The Human Subject Protection Association in Taiwan on Saturday issued a statement condemning the Health Promotion Administration for allegedly misleading people by mentioning a “free health exam.”
When people have doubts about participating in the survey, the agency should clarify whether the survey had been conducted strictly according to an IRB-approved protocol and respect people’s right to reject, rather than misleading them and trying to convince them to get a “free health exam,” the association said.
The Health Promotion Administration on Sunday apologized for the case causing distress to people, saying that it would reflect and improve its operational procedures, as well as strengthen its interviewers’ capability to explain the survey and protect interviewees’ rights.

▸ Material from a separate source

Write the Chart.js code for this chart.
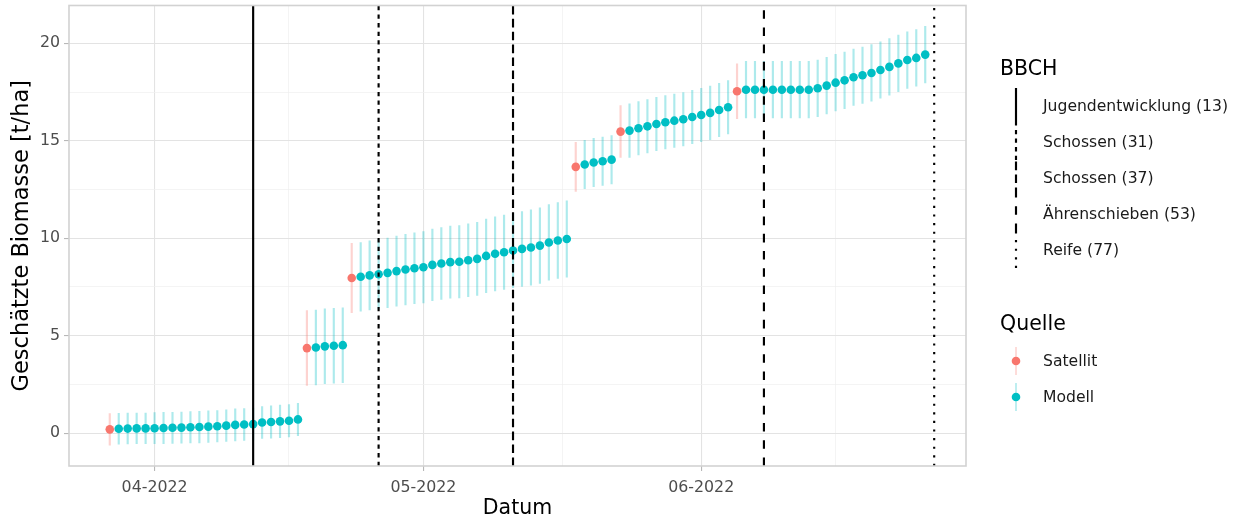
<!DOCTYPE html>
<html>
<head>
<meta charset="utf-8">
<title>Geschätzte Biomasse</title>
<script src="https://cdn.jsdelivr.net/npm/chart.js@4.4.1/dist/chart.umd.min.js"></script>
<style>
  html, body { margin: 0; padding: 0; background: #ffffff; }
  #wrap { position: relative; width: 1242px; height: 521px; background: #ffffff; overflow: hidden; }
  #chart { position: absolute; left: 0; top: 0; }
  .lg { position: absolute; font-family: 'DejaVu Sans', sans-serif; white-space: nowrap; line-height: 1; transform: translateY(-50%); color: #000; }
  .lg-title { font-size: 20.5px; }
  .lg-item { font-size: 15.6px; color: #1a1a1a; }
  svg.keys { position: absolute; overflow: visible; }
</style>
</head>
<body>
<div id="wrap">
  <canvas id="chart" width="1242" height="521"></canvas>
</div>
<script>
// ---- data -------------------------------------------------------------
const satDates  = ['2022-03-27', '2022-04-18', '2022-04-23', '2022-05-18', '2022-05-23', '2022-06-05'];
const satValues = [0.19, 4.36, 7.96, 13.66, 15.47, 17.54];
const satErrors = [0.81, 1.92, 1.78, 1.26, 1.33, 1.41];

const modelDates = [
  '2022-03-28', '2022-03-29', '2022-03-30', '2022-03-31', '2022-04-01', '2022-04-02', '2022-04-03',
  '2022-04-04', '2022-04-05', '2022-04-06', '2022-04-07', '2022-04-08', '2022-04-09', '2022-04-10',
  '2022-04-11', '2022-04-12', '2022-04-13', '2022-04-14', '2022-04-15', '2022-04-16', '2022-04-17',
  '2022-04-19', '2022-04-20', '2022-04-21', '2022-04-22',
  '2022-04-24', '2022-04-25', '2022-04-26', '2022-04-27', '2022-04-28', '2022-04-29', '2022-04-30',
  '2022-05-01', '2022-05-02', '2022-05-03', '2022-05-04', '2022-05-05', '2022-05-06', '2022-05-07',
  '2022-05-08', '2022-05-09', '2022-05-10', '2022-05-11', '2022-05-12', '2022-05-13', '2022-05-14',
  '2022-05-15', '2022-05-16', '2022-05-17',
  '2022-05-19', '2022-05-20', '2022-05-21', '2022-05-22',
  '2022-05-24', '2022-05-25', '2022-05-26', '2022-05-27', '2022-05-28', '2022-05-29', '2022-05-30',
  '2022-05-31', '2022-06-01', '2022-06-02', '2022-06-03', '2022-06-04',
  '2022-06-06', '2022-06-07', '2022-06-08', '2022-06-09', '2022-06-10', '2022-06-11', '2022-06-12',
  '2022-06-13', '2022-06-14', '2022-06-15', '2022-06-16', '2022-06-17', '2022-06-18', '2022-06-19',
  '2022-06-20', '2022-06-21', '2022-06-22', '2022-06-23', '2022-06-24', '2022-06-25', '2022-06-26'
];
const modelValues = [
  0.22, 0.23, 0.24, 0.24, 0.25, 0.26, 0.27, 0.28, 0.30, 0.31, 0.33, 0.35, 0.38, 0.42,
  0.44, 0.46, 0.54, 0.57, 0.60, 0.63, 0.70,
  4.39, 4.45, 4.48, 4.51,
  8.02, 8.09, 8.15, 8.22, 8.31, 8.39, 8.46, 8.51, 8.63, 8.70, 8.77, 8.79, 8.87, 8.94,
  9.09, 9.20, 9.28, 9.37, 9.45, 9.52, 9.62, 9.78, 9.88, 9.96,
  13.78, 13.88, 13.95, 14.03,
  15.52, 15.64, 15.74, 15.86, 15.95, 16.03, 16.10, 16.22, 16.32, 16.43, 16.58, 16.72,
  17.62, 17.62, 17.62, 17.62, 17.62, 17.62, 17.62, 17.62, 17.69, 17.83, 17.98, 18.10,
  18.26, 18.36, 18.48, 18.63, 18.79, 18.97, 19.14, 19.25, 19.42
];
const modelErrors = [
  0.79, 0.79, 0.79, 0.79, 0.80, 0.80, 0.80, 0.80, 0.80, 0.81, 0.81, 0.81, 0.81, 0.82,
  0.82, 0.82, 0.82, 0.83, 0.83, 0.83, 0.83,
  1.92, 1.92, 1.92, 1.92,
  1.76, 1.77, 1.78, 1.79, 1.80, 1.81, 1.82, 1.83, 1.84, 1.84, 1.85, 1.86, 1.87, 1.88,
  1.89, 1.90, 1.91, 1.91, 1.92, 1.93, 1.94, 1.94, 1.95, 1.96,
  1.24, 1.24, 1.24, 1.24,
  1.37, 1.37, 1.37, 1.37, 1.37, 1.37, 1.37, 1.37, 1.37, 1.37, 1.37, 1.37,
  1.45, 1.45, 1.45, 1.45, 1.45, 1.45, 1.45, 1.45, 1.45, 1.45, 1.45, 1.45,
  1.45, 1.45, 1.45, 1.45, 1.45, 1.45, 1.45, 1.45, 1.45
];

// BBCH growth stages
const bbchDates  = ['2022-04-12', '2022-04-26', '2022-05-11', '2022-06-08', '2022-06-27'];
const bbchLabels = ['Jugendentwicklung (13)', 'Schossen (31)', 'Schossen (37)', 'Ährenschieben (53)', 'Reife (77)'];

// axis breaks
const xBreakDates  = ['2022-03-01', '2022-04-01', '2022-05-01', '2022-06-01', '2022-07-01'];
const xBreakLabels = ['03-2022', '04-2022', '05-2022', '06-2022', '07-2022'];
const yBreakValues = [0, 5, 10, 15, 20];

const sourceLabels = ['Satellit', 'Modell'];

// ---- styling ------------------------------------------------------------
const FONT = "'DejaVu Sans', sans-serif";
const COL_SAT = '#F8766D';
const COL_MOD = '#00BFC4';
const COL_SAT_BAR = 'rgba(248,118,109,0.32)';
const COL_MOD_BAR = 'rgba(0,191,196,0.32)';
const LW = 2.15;                         // vline width
const lineStyles = [[], [2 * LW, 2 * LW], [4 * LW, 2 * LW], [4 * LW, 4 * LW], [1 * LW, 3 * LW]];
const X_RANGE = [-9.55, 90.55];          // days relative to 1 April
const Y_RANGE = [-1.69, 21.94];
const AREA = { left: 69, top: 5.5, right: 966, bottom: 466 };

// ---- helpers -------------------------------------------------------------
const DAY0 = Date.UTC(2022, 3, 1);
function dayOf(s) {
  const [y, m, d] = s.split('-').map(Number);
  return (Date.UTC(y, m - 1, d) - DAY0) / 86400000;
}
const inX = v => v >= X_RANGE[0] && v <= X_RANGE[1];
const inY = v => v >= Y_RANGE[0] && v <= Y_RANGE[1];

const xMajor = xBreakDates.map(dayOf);
const xMinor = xMajor.slice(1).map((v, i) => (v + xMajor[i]) / 2);
const xGrid = xMajor.concat(xMinor).filter(inX).sort((a, b) => a - b);
const xLabelOf = v => { const i = xMajor.indexOf(v); return i >= 0 ? xBreakLabels[i] : ''; };

const yMinor = yBreakValues.slice(1).map((v, i) => (v + yBreakValues[i]) / 2);
const yGrid = yBreakValues.concat(yMinor).filter(inY).sort((a, b) => a - b);
const isYMajor = v => yBreakValues.includes(v);
const isXMajor = v => xMajor.includes(v);

// ---- datasets -------------------------------------------------------------
const satPoints = satDates.map((d, i) => ({ x: dayOf(d), y: satValues[i] }));
const modPoints = modelDates.map((d, i) => ({ x: dayOf(d), y: modelValues[i] }));
const satBars = satDates.map((d, i) => ({ x: dayOf(d), y: [satValues[i] - satErrors[i], satValues[i] + satErrors[i]] }));
const modBars = modelDates.map((d, i) => ({ x: dayOf(d), y: [modelValues[i] - modelErrors[i], modelValues[i] + modelErrors[i]] }));

const datasets = [
  { type: 'bar', label: 'Satellit Fehler', data: satBars, backgroundColor: COL_SAT_BAR, barThickness: 1.5, grouped: false, order: 5 },
  { type: 'bar', label: 'Modell Fehler', data: modBars, backgroundColor: COL_MOD_BAR, barThickness: 1.5, grouped: false, order: 5 },
  { type: 'scatter', label: 'Satellit', data: satPoints, backgroundColor: COL_SAT, borderWidth: 0, pointRadius: 4.3, order: 3 },
  { type: 'scatter', label: 'Modell', data: modPoints, backgroundColor: COL_MOD, borderWidth: 0, pointRadius: 4.3, order: 3 }
];
bbchDates.forEach((d, i) => {
  const x = dayOf(d);
  datasets.push({
    type: 'line', label: bbchLabels[i],
    data: [{ x: x, y: Y_RANGE[0] }, { x: x, y: Y_RANGE[1] }],
    borderColor: '#000000', borderWidth: LW, borderDash: lineStyles[i], borderCapStyle: 'butt',
    pointRadius: 0, fill: false, order: 1
  });
});

// panel border drawn on top, like a ggplot panel frame
const panelFrame = {
  id: 'panelFrame',
  afterDatasetsDraw(chart) {
    const { ctx, chartArea: a } = chart;
    ctx.save();
    ctx.strokeStyle = '#d2d2d2';
    ctx.lineWidth = 1.6;
    ctx.strokeRect(a.left, a.top, a.right - a.left, a.bottom - a.top);
    ctx.restore();
  }
};

Chart.defaults.font.family = FONT;

new Chart(document.getElementById('chart'), {
  type: 'scatter',
  data: { datasets },
  plugins: [panelFrame],
  options: {
    responsive: false,
    animation: false,
    events: [],
    layout: { padding: { left: 0, top: AREA.top, right: 1242 - AREA.right, bottom: 0 } },
    plugins: { legend: { display: false }, tooltip: { enabled: false } },
    scales: {
      x: {
        type: 'linear', min: X_RANGE[0], max: X_RANGE[1], offset: false,
        afterBuildTicks: s => { s.ticks = xGrid.map(v => ({ value: v })); },
        afterFit: s => { s.height = 521 - AREA.bottom; s.paddingLeft = 0; s.paddingRight = 0; },
        ticks: { autoSkip: false, maxRotation: 0, padding: 7, color: '#4d4d4d', font: { size: 15.8 },
                 callback: v => xLabelOf(v) },
        grid: {
          offset: false, drawTicks: true, tickLength: 5,
          color: c => isXMajor(c.tick.value) ? '#e3e3e3' : '#efefef',
          lineWidth: c => isXMajor(c.tick.value) ? 1.1 : 0.7,
          tickColor: c => isXMajor(c.tick.value) ? '#b8b8b8' : 'rgba(0,0,0,0)',
          tickWidth: 1.1
        },
        border: { display: false },
        title: { display: true, text: 'Datum', color: '#000', font: { size: 20.5 }, padding: { top: 0, bottom: 0 } }
      },
      y: {
        type: 'linear', min: Y_RANGE[0], max: Y_RANGE[1],
        afterBuildTicks: s => { s.ticks = yGrid.map(v => ({ value: v })); },
        afterFit: s => { s.width = AREA.left; s.paddingTop = 0; s.paddingBottom = 0; },
        ticks: { autoSkip: false, padding: 4, color: '#4d4d4d', font: { size: 15.8 },
                 callback: v => isYMajor(v) ? String(v) : '' },
        grid: {
          drawTicks: true, tickLength: 5,
          color: c => isYMajor(c.tick.value) ? '#e3e3e3' : '#efefef',
          lineWidth: c => isYMajor(c.tick.value) ? 1.1 : 0.7,
          tickColor: c => isYMajor(c.tick.value) ? '#b8b8b8' : 'rgba(0,0,0,0)',
          tickWidth: 1.1
        },
        border: { display: false },
        title: { display: true, text: 'Geschätzte Biomasse [t/ha]', color: '#000', font: { size: 22.5 }, padding: { top: 8.5, bottom: 0 } }
      }
    }
  }
});

// ---- legends (HTML text, SVG keys) -----------------------------------------
const wrap = document.getElementById('wrap');
const SVGNS = 'http://www.w3.org/2000/svg';
function addText(cls, text, x, yc) {
  const el = document.createElement('div');
  el.className = 'lg ' + cls;
  el.textContent = text;
  el.style.left = x + 'px';
  el.style.top = yc + 'px';
  wrap.appendChild(el);
}
function svgEl(tag, attrs) {
  const e = document.createElementNS(SVGNS, tag);
  Object.keys(attrs).forEach(k => e.setAttribute(k, attrs[k]));
  return e;
}
const keySvg = svgEl('svg', { class: 'keys', width: 1242, height: 521 });
keySvg.style.left = '0px'; keySvg.style.top = '0px';
wrap.appendChild(keySvg);

const LEG_X = 1000, KEY_X = 1016, TXT_X = 1043, ROW = 36;
addText('lg-title', 'BBCH', LEG_X, 68);
bbchLabels.forEach((lab, i) => {
  const top = 88 + i * ROW;
  keySvg.appendChild(svgEl('line', {
    x1: KEY_X, x2: KEY_X, y1: top + ROW, y2: top, stroke: '#000', 'stroke-width': LW,
    'stroke-dasharray': lineStyles[i].length ? lineStyles[i].join(' ') : 'none', 'stroke-linecap': 'butt'
  }));
  addText('lg-item', lab, TXT_X, top + ROW / 2 + 0.5);
});

addText('lg-title', 'Quelle', LEG_X, 323);
const srcColors = [[COL_SAT, COL_SAT_BAR], [COL_MOD, COL_MOD_BAR]];
sourceLabels.forEach((lab, i) => {
  const yc = 361 + i * ROW;
  keySvg.appendChild(svgEl('line', { x1: KEY_X, x2: KEY_X, y1: yc - 14, y2: yc + 14, stroke: srcColors[i][1], 'stroke-width': 1.6 }));
  keySvg.appendChild(svgEl('circle', { cx: KEY_X, cy: yc, r: 4.3, fill: srcColors[i][0] }));
  addText('lg-item', lab, TXT_X, yc + 0.5);
});
</script>
</body>
</html>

The agency’s Surveillance, Research and Health Education Division Director Lin Yi-ching (林宜靜) yesterday said the NAHSIT interviewers would certainly obtain participants’ signature of consent before conducting a survey and arranging a checkup for them.
Checkups, including physical examination and blood tests, would be conducted by healthcare professionals, so they would not be performed at participants’ homes, Lin said.
With scams becoming rampant over the past few years, it is a good thing that people have become more vigilant, she said.
However, it also creates more obstacles for governmental surveys, as rejection rates by targeted participants have been increasing consistently, she said.
The agency would continue to promote the NAHSIT and explain it to people, and hopefully more people would understand the survey’s importance and be willing to participate in it, she added.